Sample Classroom Procedure / Teacher Instruction
- Ask the students their opinion about a 2-sided issue: Should kids get allowances, are there aliens, cell phones for kids, time school should begin, etc. Use one of the issues and encourage students to pick a side, and ask why they have that opinion.
- Display each sides’ reasons in two columns. Once there are several responses, review each and ask how the reasons might be supported. Ask: Are some of the reasons stronger than other reasons?
- Allow for responses and discussion. Ask students if anyone has changed their original opinion and why? Allow for further responses and discussion.
- Ask students: What have we just done as a class? Allow for responses while introducing debating.
- Distribute Debating content pages. Read and review the information with the students. During the content reading, give examples for each step and tip, as well as examples of statements and rebuttal statements. Ask students what else could be done to prepare for a debate. Discuss Presidential debates where moderators ask questions.

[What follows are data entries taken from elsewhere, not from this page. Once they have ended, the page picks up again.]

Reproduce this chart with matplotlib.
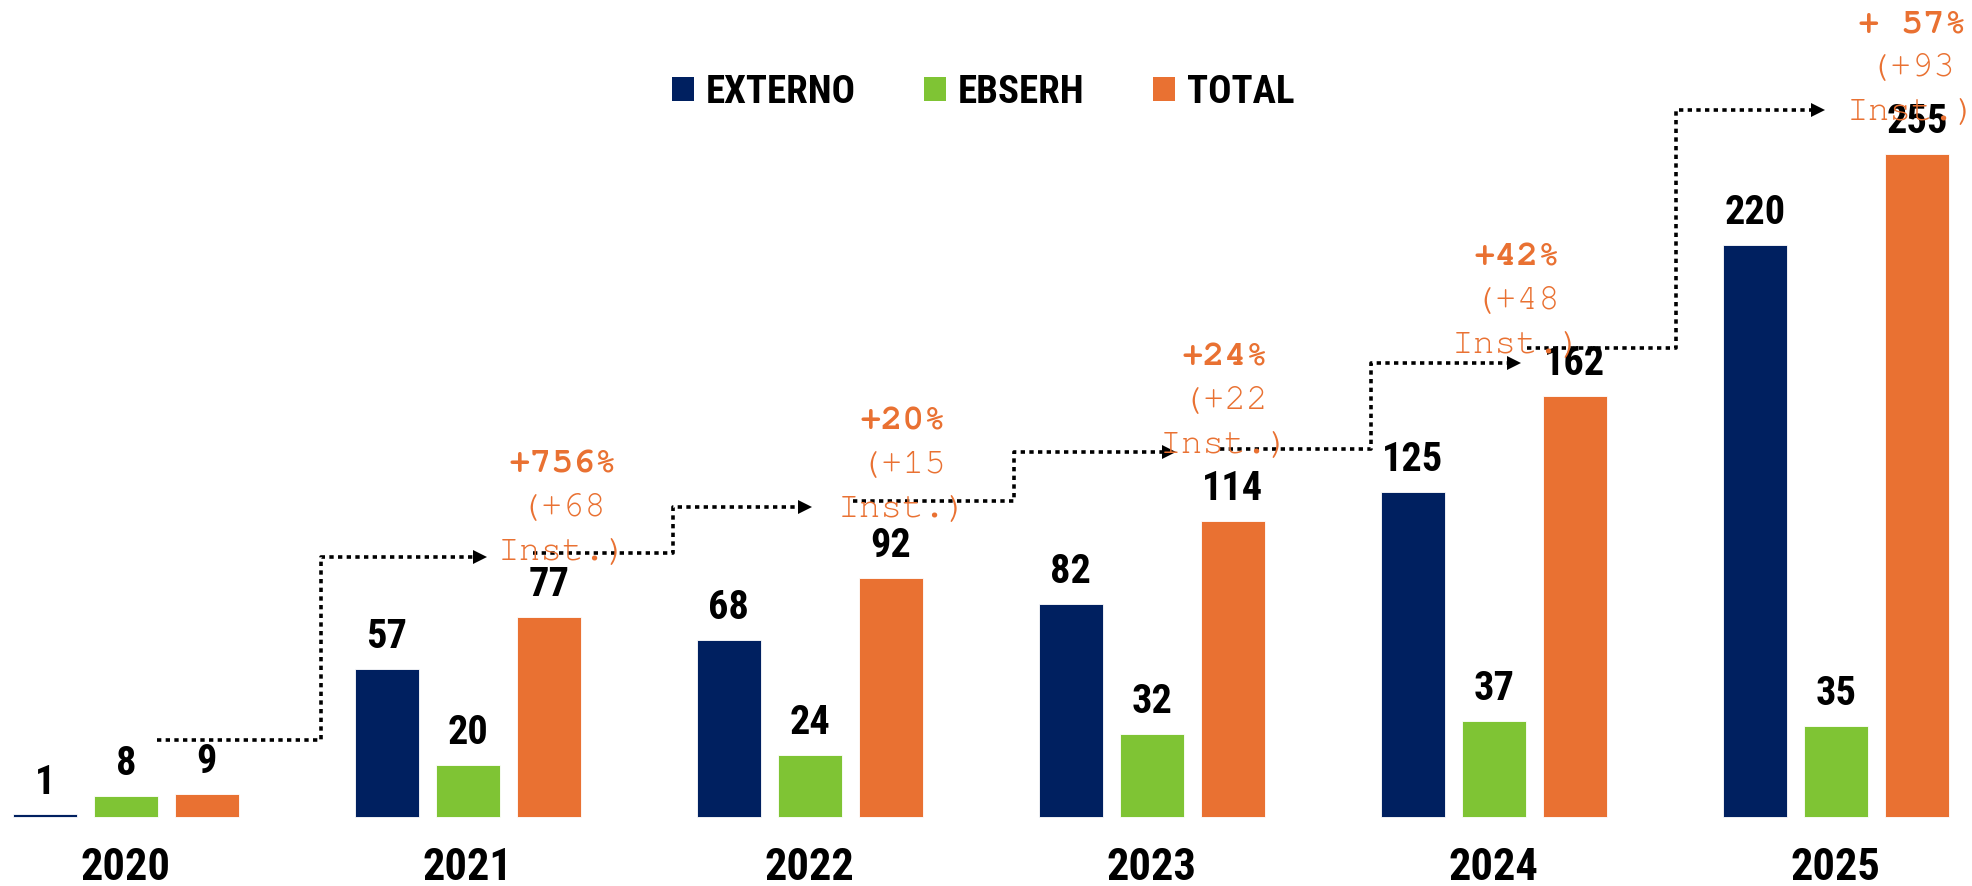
import matplotlib.pyplot as plt
from matplotlib import font_manager
from matplotlib.patches import Patch
import numpy as np

# data
years = ['2020', '2021', '2022', '2023', '2024', '2025']
externo = [1, 57, 68, 82, 125, 220]
ebserh = [8, 20, 24, 32, 37, 35]
total = [9, 77, 92, 114, 162, 255]

growth_pct = ['+756%', '+20%', '+24%', '+42%', '+ 57%']
growth_inst = ['(+68', '(+15', '(+22', '(+48', '(+93']

# colours
c_ext = '#002060'
c_ebs = '#7FC434'
c_tot = '#E97132'

# annotation layout (data units): centre x and y of the first text line
note_x = [1.278, 2.272, 3.213, 4.067, 5.222]
note_y = [135.4, 151.9, 176.5, 215.0, 304.6]

# dotted step connectors: start x, step x, arrow tip x, lower y, upper y
arr_x0 = [0.09, 1.19, 2.126, 3.199, 4.096]
arr_xs = [0.570, 1.599, 2.596, 3.640, 4.532]
arr_x1 = [1.056, 2.006, 3.070, 4.079, 4.968]
arr_y0 = [29.6, 101.5, 121.5, 141.5, 180.4]
arr_y1 = [100.0, 119.2, 140.4, 174.6, 271.9]


def pick(cands, bold=False):
    avail = {}
    for f in font_manager.fontManager.ttflist:
        w = f.weight if isinstance(f.weight, int) else (700 if 'bold' in str(f.weight) else 400)
        avail.setdefault(f.name, []).append((w, '[' in f.fname))
    for c in cands:
        if c in avail and (not bold or any(w >= 700 and not var for w, var in avail[c])):
            return c
    return 'DejaVu Sans'


narrow = pick(['Liberation Sans Narrow', 'Arial Narrow', 'Archivo Narrow',
               'Roboto Condensed', 'PT Sans Narrow', 'Open Sans Condensed'], bold=True)
mono = pick(['Courier New', 'FreeMono', 'Nimbus Mono PS', 'Liberation Mono'])
label_font = [narrow, 'DejaVu Sans']
mono_font = [mono, 'DejaVu Sans Mono']

fig = plt.figure(figsize=(19.72, 8.86), dpi=100)
ax = fig.add_axes([0, 0, 1, 1])
ax.set_xlim(-0.368, 5.398)
ax.set_ylim(-26.5, 314.2)
ax.axis('off')

x = np.arange(len(years))
step = 0.237
w = 0.187
for k, (vals, col) in enumerate([(externo, c_ext), (ebserh, c_ebs), (total, c_tot)]):
    xs = x + (k - 1) * step
    ax.bar(xs, vals, width=w, color=col, edgecolor='white', linewidth=0.6)
    for xi, v in zip(xs, vals):
        ax.annotate(str(v), (xi, v), xytext=(0, 15), textcoords='offset points',
                    ha='center', va='baseline', fontsize=29, fontweight='bold',
                    family=label_font, color='black')

for xi, yr in zip(x, years):
    ax.text(xi, -24.3, yr, ha='center', va='baseline', fontsize=32,
            fontweight='bold', family=label_font)

# step arrows
head = 14 / 342
for x0, xs_, x1, y0, y1 in zip(arr_x0, arr_xs, arr_x1, arr_y0, arr_y1):
    ax.plot([x0, xs_, xs_, x1 - head], [y0, y0, y1, y1], color='black',
            lw=2.6, linestyle=(0, (1.2, 1.2)), dash_capstyle='butt')
    ax.plot([x1 - head / 2], [y1], marker='>', markersize=10.5, color='black',
            markeredgewidth=0)

# growth notes
for nx, ny, pct, inst in zip(note_x, note_y, growth_pct, growth_inst):
    ax.text(nx, ny, pct, ha='center', va='center', fontsize=26,
            fontweight='bold', family=mono_font, color=c_tot)
    ax.annotate(inst, (nx, ny), xytext=(0, -31.5), textcoords='offset points',
                ha='center', va='center', fontsize=26, family=mono_font,
                color=c_tot)
    ax.annotate('Inst.)', (nx, ny), xytext=(0, -63), textcoords='offset points',
                ha='center', va='center', fontsize=26, family=mono_font,
                color=c_tot)

handles = [Patch(facecolor=c_ext), Patch(facecolor=c_ebs), Patch(facecolor=c_tot)]
leg = fig.legend(handles, ['EXTERNO', 'EBSERH', 'TOTAL'], loc='center',
                 bbox_to_anchor=(0.4985, 0.896), ncol=3, frameon=False,
                 handlelength=0.58, handleheight=0.58, handletextpad=0.3,
                 columnspacing=1.75,
                 prop={'family': label_font, 'weight': 'bold', 'size': 28})

fig.savefig('out.png', dpi=100)
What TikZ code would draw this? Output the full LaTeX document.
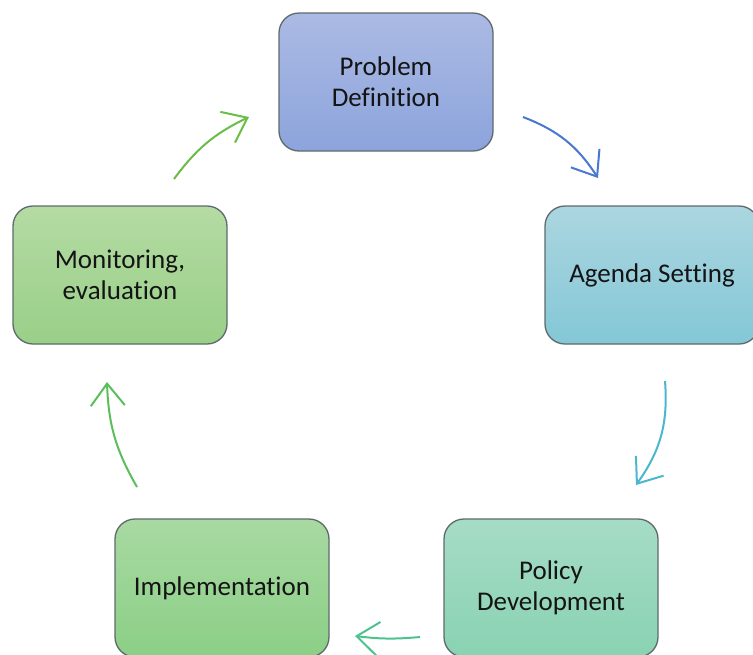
\documentclass[tikz,border=0pt]{standalone}
\usepackage{fontspec}
\setmainfont{Carlito}[RawFeature=-liga]
\usepackage{tikz}
\usetikzlibrary{
arrows.meta,
positioning,
calc
}
\definecolor{boxline}{HTML}{5E6A6C}
\definecolor{probtop}{HTML}{ABBAE4}
\definecolor{probbot}{HTML}{8CA4DC}
\definecolor{agtop}{HTML}{ABD6E0}
\definecolor{agbot}{HTML}{84C7D6}
\definecolor{poltop}{HTML}{A6DCC6}
\definecolor{polbot}{HTML}{89D2B2}
\definecolor{imptop}{HTML}{A8D9A2}
\definecolor{impbot}{HTML}{8BCF86}
\definecolor{montop}{HTML}{B4DBA3}
\definecolor{monbot}{HTML}{99CF88}
\definecolor{arblue}{HTML}{4A78CF}
\definecolor{arteal}{HTML}{4BB7CE}
\definecolor{armint}{HTML}{4DC28F}
\definecolor{argreen}{HTML}{5CBE5B}
\definecolor{arlime}{HTML}{6ABD48}
\begin{document}
\begin{tikzpicture}[x=1pt,y=1pt,
    stage/.style 2 args={draw=boxline, line width=1.3pt, rounded corners=20pt,
      top color=#1, bottom color=#2, minimum width=214pt, minimum height=138pt,
      align=center, font=\fontsize{27}{31}\selectfont, text=black!92},
    cyc/.style={line width=2pt, draw=#1, -{Straight Barb[length=22pt,width=34pt]}}]
    \useasboundingbox (0,0) rectangle (753,-654);
    \node[stage={probtop}{probbot}] (prob) at (386,-82) {Problem\\Definition};
    \node[stage={agtop}{agbot}] (agenda) at (652,-275) {Agenda Setting};
    \node[stage={poltop}{polbot}] (policy) at (551,-588) {Policy\\Development};
    \node[stage={imptop}{impbot}] (impl) at (222,-588) {Implementation};
    \node[stage={montop}{monbot}] (monit) at (120,-275) {Monitoring,\\evaluation};
    % arrow ends
    \coordinate (pa1) at (523,-117);
    \coordinate (pa2) at (598,-178);
    \coordinate (ap1) at (665,-381);
    \coordinate (ap2) at (636,-485);
    \coordinate (pi1) at (420,-637);
    \coordinate (pi2) at (355,-636);
    \coordinate (im1) at (137,-487);
    \coordinate (im2) at (107,-382);
    \coordinate (mp1) at (174,-179);
    \coordinate (mp2) at (249,-117);
    \draw[cyc=arblue] (pa1) to[bend left=18] (pa2);
    \draw[cyc=arteal] (ap1) to[bend left=20] (ap2);
    \draw[cyc=armint] (pi1) to[bend left=6] (pi2);
    \draw[cyc=argreen] (im1) to[bend left=14] (im2);
    \draw[cyc=arlime] (mp1) to[bend left=14] (mp2);
\end{tikzpicture}
\end{document}
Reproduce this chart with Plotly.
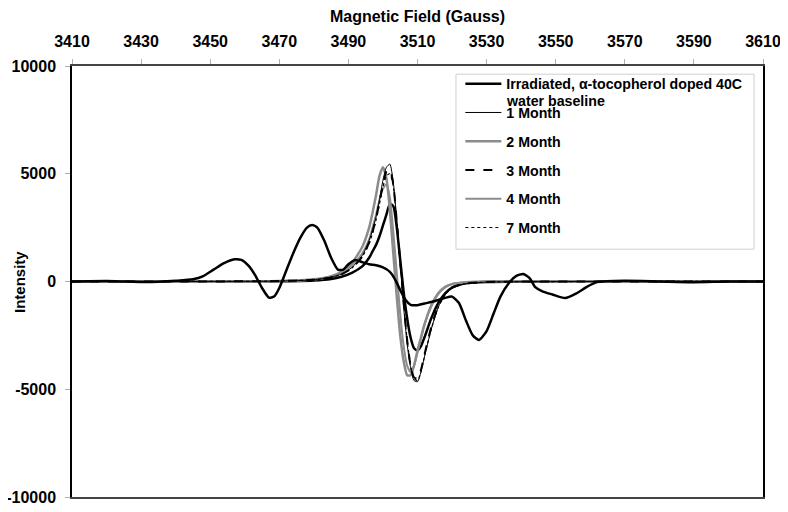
import plotly.graph_objects as go

# ---- data ----
field_irr = [3410, 3420, 3425, 3430, 3435, 3440, 3445, 3448, 3451, 3454, 3457, 3459, 3461, 3463,
             3465, 3467, 3468.5, 3470, 3472, 3474, 3476, 3478, 3479.5, 3481, 3483, 3485, 3487,
             3488.5, 3490, 3492, 3494, 3496, 3498, 3500, 3502, 3503.5, 3505, 3506.5, 3508, 3510,
             3512, 3514, 3516, 3518, 3520, 3522, 3524, 3526, 3527.8, 3530, 3532, 3534, 3536.8,
             3538.5, 3540.6, 3542.5, 3544, 3546.3, 3549, 3552.7, 3556, 3559, 3562, 3570, 3580,
             3590, 3600, 3610]
int_irr = [0, 20, 0, -20, -10, 30, 100, 250, 550, 850, 1030, 1000, 750, 300,
           -300, -750, -700, -300, 500, 1300, 2000, 2500, 2620, 2500, 1900, 1100, 550,
           550, 800, 1000, 900, 800, 750, 650, 450, 100, -400, -850, -1080, -1100,
           -1020, -950, -860, -760, -700, -1000, -1800, -2500, -2710, -2300, -1500, -700, 0,
           250, 350, 150, -250, -470, -600, -770, -550, -250, -30, 30, 0,
           -30, 0, 0]

field_c = [3410, 3440, 3470, 3480, 3485, 3488, 3491, 3494, 3496, 3497, 3498, 3499, 3500, 3501,
           3502, 3503, 3504, 3505, 3506, 3507, 3508, 3509, 3510, 3511, 3512, 3514, 3516,
           3518, 3520, 3524, 3530, 3560, 3610]

int_1m = [0, 0, 20, 80, 200, 350, 650, 1200, 1900, 2400, 3000, 3800, 4700, 5300,
          5450, 4600, 2800, 800, -1200, -2900, -4000, -4600, -4650, -4200, -3500, -2200, -1200,
          -600, -300, -100, -30, 0, 0]
int_2m = [0, 0, 20, 100, 250, 450, 850, 1600, 2500, 3200, 4000, 4900, 5300, 4800,
          3300, 1300, -700, -2500, -3700, -4350, -4350, -3900, -3200, -2600, -2000, -1100, -550,
          -250, -120, -40, 0, 0, 0]
int_3m = [0, 0, 20, 80, 190, 330, 620, 1150, 1800, 2300, 2900, 3700, 4500, 5100,
          5200, 4500, 2800, 900, -1000, -2700, -3900, -4450, -4500, -4100, -3400, -2100, -1150,
          -580, -280, -90, -20, 0, 0]
int_4m = [0, 0, 20, 90, 220, 400, 750, 1300, 1950, 2500, 3100, 3800, 4300, 4500,
          3900, 2300, 400, -1500, -3000, -3900, -4200, -3900, -3300, -2650, -2000, -1150, -580,
          -270, -120, -40, 0, 0, 0]
int_7m = [0, 0, 20, 80, 190, 330, 620, 1150, 1750, 2250, 2850, 3600, 4400, 4900,
          5000, 4400, 2800, 900, -1000, -2700, -3900, -4500, -4600, -4200, -3500, -2200, -1200,
          -600, -290, -100, -25, 0, 0]
int_extra = [0, 0, 10, 50, 120, 220, 400, 700, 1100, 1400, 1700, 2100, 2600, 3100,
             3600, 3500, 2500, 1000, -500, -1700, -2600, -3100, -3200, -3000, -2600, -1700, -1000,
             -550, -280, -80, -20, 0, 0]

x_ticks = [3410, 3430, 3450, 3470, 3490, 3510, 3530, 3550, 3570, 3590, 3610]
y_ticks = [-10000, -5000, 0, 5000, 10000]
y_tick_labels = ["-10000", "-5000", "0", "5000", "10000"]

FONT = "Arial, 'Liberation Sans', sans-serif"
FS = 16
LFS = 14.2

fig = go.Figure()

def add(x, y, name, color, width, dash="solid", show=True, rank=None):
    fig.add_trace(go.Scatter(
        x=x, y=y, mode="lines", name=name,
        line=dict(color=color, width=width, dash=dash, shape="spline", smoothing=0.6),
        legendgroup=name, showlegend=show, hoverinfo="skip",
        legendrank=rank if rank is not None else 1000))

add(field_c, int_extra, "extra", "#000000", 2.5, show=False)
add(field_c, int_2m, "2 Month", "#8c8c8c", 2.5, rank=3)
add(field_c, int_4m, "4 Month", "#8c8c8c", 2, rank=5)
add(field_c, int_1m, "1 Month", "#000000", 1, rank=2)
add(field_c, int_3m, "3 Month", "#000000", 2, dash="dash", rank=4)
add(field_c, int_7m, "7 Month", "#000000", 1.2, dash="dot", rank=6)
add(field_irr, int_irr, "Irradiated, α-tocopherol doped 40C", "#000000", 2.5, rank=1)

# the page has an 8px body margin, so the figure is sized/offset to compensate
fig.update_layout(
    width=780, height=504,
    margin=dict(l=64, r=25, t=58, b=15, autoexpand=False),
    paper_bgcolor="white", plot_bgcolor="white",
    font=dict(family=FONT, size=FS, color="#000000"),
    showlegend=True,
    legend=dict(
        x=0.562, y=0.9954, xanchor="left", yanchor="top",
        bgcolor="rgba(0,0,0,0)", bordercolor="rgba(0,0,0,0)", borderwidth=0,
        font=dict(family=FONT, size=LFS, color="#000000", weight="bold"),
        tracegroupgap=7.3, itemwidth=36,
    ),
    xaxis=dict(
        side="top", range=[3410, 3610], tickvals=x_ticks, automargin=False,
        ticks="outside", ticklen=5, tickcolor="#b0b0b0", ticklabelstandoff=6,
        showgrid=False, zeroline=False,
        showline=True, linecolor="#444444", linewidth=1.5, mirror=True,
        tickfont=dict(family=FONT, size=FS, weight="bold"),
        title=dict(text="Magnetic Field (Gauss)", font=dict(family=FONT, size=FS, weight="bold"),
                   standoff=8),
    ),
    yaxis=dict(
        range=[-10000, 10000], tickvals=y_ticks, ticktext=y_tick_labels, automargin=False,
        ticks="outside", ticklen=5, tickcolor="#b0b0b0", ticklabelstandoff=6,
        showgrid=False, zeroline=False,
        showline=True, linecolor="#000000", linewidth=1.5, mirror=True,
        tickfont=dict(family=FONT, size=FS, weight="bold"),
    ),
    shapes=[dict(type="rect", xref="paper", yref="paper",
                 x0=0.5557, x1=0.987, y0=0.575, y1=0.981,
                 line=dict(color="#d0d0d0", width=1), fillcolor="white", layer="below")],
    annotations=[
        dict(text="Intensity", textangle=-90, xref="paper", yref="paper",
             x=-0.076, y=0.5, xanchor="center", yanchor="middle", showarrow=False,
             font=dict(family=FONT, size=FS - 1, weight="bold")),
        # second line of the wrapped first legend entry
        dict(text="water baseline", xref="paper", yref="paper",
             x=0.6245, y=0.918, xanchor="left", yanchor="middle", showarrow=False,
             font=dict(family=FONT, size=LFS, weight="bold")),
    ],
)

fig.write_html("out.html")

Use the additional resources to enhance understanding.
- Distribute Activity page. Read and review the instructions. Pair students. (You may choose to have pairs of students debate another pair, or each student in a pair debate their partner.) Allow students access to the Internet or other resources for research.
- Students must have sufficient time to prepare during class time, and time to practice at home. Once completed, prepare a debate schedule using a set stage and plan for each debate, including time limits, etc. The teacher will be the moderator.
- Distribute Practice page. Check and review the students’ responses.
- Distribute the Homework page. The next day, allow students to share responses, debate if time permits.
- In closing, ask: What opinion do you have about something that would probably be the most difficult for another person to change? Why?
- Allow for responses and discussion. Encourage students to share reasons for the opinion.
Common Core State Standards: CCSS.ELA-LITERACY.SL.4.4, CCSS.ELA-LITERACY.W.4.1, CCSS.ELA-LITERACY.SL.5.4, CCSS.ELA-LITERACY.W.5.1, CCSS.ELA-LITERACY.SL.6.4, CCSS.ELA-LITERACY.W.6.1
Class Sessions (45 minutes): At least 2 class sessions.